=== WORK TO DO ===
Leaving the pictures out, print the lines from the first line of the listing through the line containing "-27, -29.5, -30]", exactly as they read, and no others.

— START DATA SECTION —

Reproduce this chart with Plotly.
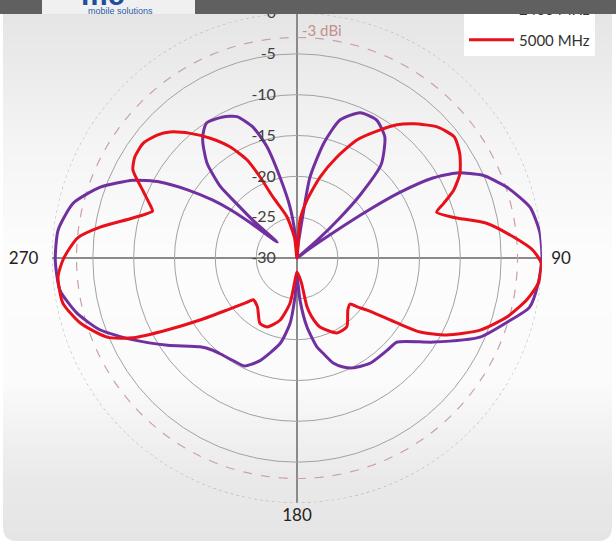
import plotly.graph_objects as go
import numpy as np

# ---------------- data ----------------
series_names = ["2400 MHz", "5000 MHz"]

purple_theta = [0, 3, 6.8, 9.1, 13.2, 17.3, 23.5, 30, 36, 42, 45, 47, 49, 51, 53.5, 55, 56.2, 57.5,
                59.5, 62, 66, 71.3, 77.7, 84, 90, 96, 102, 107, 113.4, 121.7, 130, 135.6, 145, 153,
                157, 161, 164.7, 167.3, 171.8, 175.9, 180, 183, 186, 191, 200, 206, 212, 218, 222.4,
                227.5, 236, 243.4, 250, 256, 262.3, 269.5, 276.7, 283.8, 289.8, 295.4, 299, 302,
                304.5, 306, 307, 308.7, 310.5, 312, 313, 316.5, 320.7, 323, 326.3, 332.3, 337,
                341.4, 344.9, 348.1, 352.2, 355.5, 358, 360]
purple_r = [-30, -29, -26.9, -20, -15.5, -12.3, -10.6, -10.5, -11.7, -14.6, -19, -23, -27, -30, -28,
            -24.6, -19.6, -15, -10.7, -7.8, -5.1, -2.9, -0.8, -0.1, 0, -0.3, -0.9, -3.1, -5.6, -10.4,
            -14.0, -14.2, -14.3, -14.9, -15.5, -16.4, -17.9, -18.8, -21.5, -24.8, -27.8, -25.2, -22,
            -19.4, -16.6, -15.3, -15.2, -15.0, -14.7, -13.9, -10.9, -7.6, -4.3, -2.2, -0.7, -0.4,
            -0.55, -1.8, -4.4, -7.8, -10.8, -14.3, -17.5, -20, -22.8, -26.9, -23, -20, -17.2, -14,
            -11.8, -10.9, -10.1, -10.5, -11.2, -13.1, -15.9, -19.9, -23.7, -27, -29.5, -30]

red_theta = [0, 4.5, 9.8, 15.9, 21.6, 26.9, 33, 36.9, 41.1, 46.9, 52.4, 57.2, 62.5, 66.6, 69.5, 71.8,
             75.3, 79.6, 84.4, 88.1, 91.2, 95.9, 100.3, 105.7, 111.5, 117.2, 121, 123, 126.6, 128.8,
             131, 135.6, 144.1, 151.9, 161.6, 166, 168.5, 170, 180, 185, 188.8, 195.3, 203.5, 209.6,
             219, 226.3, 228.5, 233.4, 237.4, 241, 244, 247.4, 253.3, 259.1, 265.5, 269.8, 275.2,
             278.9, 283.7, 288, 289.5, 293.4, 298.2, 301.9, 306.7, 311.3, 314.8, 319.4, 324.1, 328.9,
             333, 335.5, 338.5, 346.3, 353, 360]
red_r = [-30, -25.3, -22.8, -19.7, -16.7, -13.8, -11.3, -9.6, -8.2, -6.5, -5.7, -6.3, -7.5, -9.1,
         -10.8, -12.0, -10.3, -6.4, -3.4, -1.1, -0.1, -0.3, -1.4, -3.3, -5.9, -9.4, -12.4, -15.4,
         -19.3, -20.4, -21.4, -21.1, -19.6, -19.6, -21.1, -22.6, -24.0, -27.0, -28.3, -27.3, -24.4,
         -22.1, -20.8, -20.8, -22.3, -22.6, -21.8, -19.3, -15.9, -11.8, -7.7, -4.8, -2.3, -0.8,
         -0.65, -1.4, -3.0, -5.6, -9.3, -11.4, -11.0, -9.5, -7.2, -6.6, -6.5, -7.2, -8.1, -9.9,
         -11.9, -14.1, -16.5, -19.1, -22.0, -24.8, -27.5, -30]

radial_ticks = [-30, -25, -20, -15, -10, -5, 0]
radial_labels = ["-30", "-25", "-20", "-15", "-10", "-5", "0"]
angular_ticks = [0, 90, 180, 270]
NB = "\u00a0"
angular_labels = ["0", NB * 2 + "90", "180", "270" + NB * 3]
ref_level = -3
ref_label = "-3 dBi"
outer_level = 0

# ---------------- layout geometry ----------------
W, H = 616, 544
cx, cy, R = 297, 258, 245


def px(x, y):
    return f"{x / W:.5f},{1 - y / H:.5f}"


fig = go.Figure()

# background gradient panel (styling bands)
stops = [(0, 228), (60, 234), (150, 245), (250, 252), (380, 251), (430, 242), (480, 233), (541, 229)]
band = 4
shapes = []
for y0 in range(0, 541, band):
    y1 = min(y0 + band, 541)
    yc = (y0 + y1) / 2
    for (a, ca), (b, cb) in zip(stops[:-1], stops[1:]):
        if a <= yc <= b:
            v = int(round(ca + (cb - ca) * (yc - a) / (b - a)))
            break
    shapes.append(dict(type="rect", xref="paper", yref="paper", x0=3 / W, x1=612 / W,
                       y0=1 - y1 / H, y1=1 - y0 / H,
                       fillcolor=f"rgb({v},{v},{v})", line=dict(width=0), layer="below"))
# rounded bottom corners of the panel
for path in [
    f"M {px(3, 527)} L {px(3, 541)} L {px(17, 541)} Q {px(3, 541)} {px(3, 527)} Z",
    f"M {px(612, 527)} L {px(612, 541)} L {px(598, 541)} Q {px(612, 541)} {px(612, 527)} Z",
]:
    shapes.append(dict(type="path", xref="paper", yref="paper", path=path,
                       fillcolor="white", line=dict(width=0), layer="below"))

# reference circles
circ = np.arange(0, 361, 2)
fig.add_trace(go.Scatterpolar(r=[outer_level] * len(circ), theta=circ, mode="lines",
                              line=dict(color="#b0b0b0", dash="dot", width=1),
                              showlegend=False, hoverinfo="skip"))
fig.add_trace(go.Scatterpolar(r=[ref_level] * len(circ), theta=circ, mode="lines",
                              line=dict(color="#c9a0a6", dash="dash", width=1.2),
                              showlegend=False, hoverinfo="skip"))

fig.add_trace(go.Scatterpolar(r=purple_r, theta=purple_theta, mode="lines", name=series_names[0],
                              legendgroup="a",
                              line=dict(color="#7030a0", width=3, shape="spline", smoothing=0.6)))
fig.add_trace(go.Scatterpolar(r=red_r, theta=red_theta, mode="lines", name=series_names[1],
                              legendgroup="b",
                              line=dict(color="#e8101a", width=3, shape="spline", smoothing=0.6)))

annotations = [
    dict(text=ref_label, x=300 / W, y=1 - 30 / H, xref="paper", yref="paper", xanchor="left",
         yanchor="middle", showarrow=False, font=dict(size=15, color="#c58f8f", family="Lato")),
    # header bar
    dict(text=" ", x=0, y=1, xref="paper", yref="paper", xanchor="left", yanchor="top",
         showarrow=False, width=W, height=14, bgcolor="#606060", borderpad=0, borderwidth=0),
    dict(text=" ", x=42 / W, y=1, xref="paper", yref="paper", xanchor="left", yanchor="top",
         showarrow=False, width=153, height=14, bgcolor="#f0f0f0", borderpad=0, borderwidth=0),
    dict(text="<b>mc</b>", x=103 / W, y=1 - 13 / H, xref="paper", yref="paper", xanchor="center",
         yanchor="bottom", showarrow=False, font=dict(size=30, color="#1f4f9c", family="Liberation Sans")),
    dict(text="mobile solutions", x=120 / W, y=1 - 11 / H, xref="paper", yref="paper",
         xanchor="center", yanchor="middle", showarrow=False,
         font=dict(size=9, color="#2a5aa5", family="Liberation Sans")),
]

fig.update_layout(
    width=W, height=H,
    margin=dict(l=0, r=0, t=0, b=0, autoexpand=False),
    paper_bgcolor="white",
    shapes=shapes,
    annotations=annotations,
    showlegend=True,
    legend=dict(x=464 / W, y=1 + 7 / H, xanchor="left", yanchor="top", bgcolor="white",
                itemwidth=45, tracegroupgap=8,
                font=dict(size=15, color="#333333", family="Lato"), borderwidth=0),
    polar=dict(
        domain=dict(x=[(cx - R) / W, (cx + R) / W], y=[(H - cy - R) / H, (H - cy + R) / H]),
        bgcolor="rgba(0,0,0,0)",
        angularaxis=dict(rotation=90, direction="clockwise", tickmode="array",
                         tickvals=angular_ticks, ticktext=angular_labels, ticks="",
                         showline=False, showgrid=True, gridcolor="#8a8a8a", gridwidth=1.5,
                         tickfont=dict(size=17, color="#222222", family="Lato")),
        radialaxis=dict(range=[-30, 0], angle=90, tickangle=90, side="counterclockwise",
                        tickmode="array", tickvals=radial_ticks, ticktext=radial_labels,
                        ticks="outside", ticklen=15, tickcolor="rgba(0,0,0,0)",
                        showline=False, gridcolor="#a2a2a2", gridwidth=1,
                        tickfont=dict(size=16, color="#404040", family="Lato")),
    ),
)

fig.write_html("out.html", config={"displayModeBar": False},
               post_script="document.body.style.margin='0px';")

— END DATA SECTION —

=== ANSWER TO THIS EXERCISE ===
Reproduce this chart with Plotly.
import plotly.graph_objects as go
import numpy as np

# ---------------- data ----------------
series_names = ["2400 MHz", "5000 MHz"]

purple_theta = [0, 3, 6.8, 9.1, 13.2, 17.3, 23.5, 30, 36, 42, 45, 47, 49, 51, 53.5, 55, 56.2, 57.5,
                59.5, 62, 66, 71.3, 77.7, 84, 90, 96, 102, 107, 113.4, 121.7, 130, 135.6, 145, 153,
                157, 161, 164.7, 167.3, 171.8, 175.9, 180, 183, 186, 191, 200, 206, 212, 218, 222.4,
                227.5, 236, 243.4, 250, 256, 262.3, 269.5, 276.7, 283.8, 289.8, 295.4, 299, 302,
                304.5, 306, 307, 308.7, 310.5, 312, 313, 316.5, 320.7, 323, 326.3, 332.3, 337,
                341.4, 344.9, 348.1, 352.2, 355.5, 358, 360]
purple_r = [-30, -29, -26.9, -20, -15.5, -12.3, -10.6, -10.5, -11.7, -14.6, -19, -23, -27, -30, -28,
            -24.6, -19.6, -15, -10.7, -7.8, -5.1, -2.9, -0.8, -0.1, 0, -0.3, -0.9, -3.1, -5.6, -10.4,
            -14.0, -14.2, -14.3, -14.9, -15.5, -16.4, -17.9, -18.8, -21.5, -24.8, -27.8, -25.2, -22,
            -19.4, -16.6, -15.3, -15.2, -15.0, -14.7, -13.9, -10.9, -7.6, -4.3, -2.2, -0.7, -0.4,
            -0.55, -1.8, -4.4, -7.8, -10.8, -14.3, -17.5, -20, -22.8, -26.9, -23, -20, -17.2, -14,
            -11.8, -10.9, -10.1, -10.5, -11.2, -13.1, -15.9, -19.9, -23.7, -27, -29.5, -30]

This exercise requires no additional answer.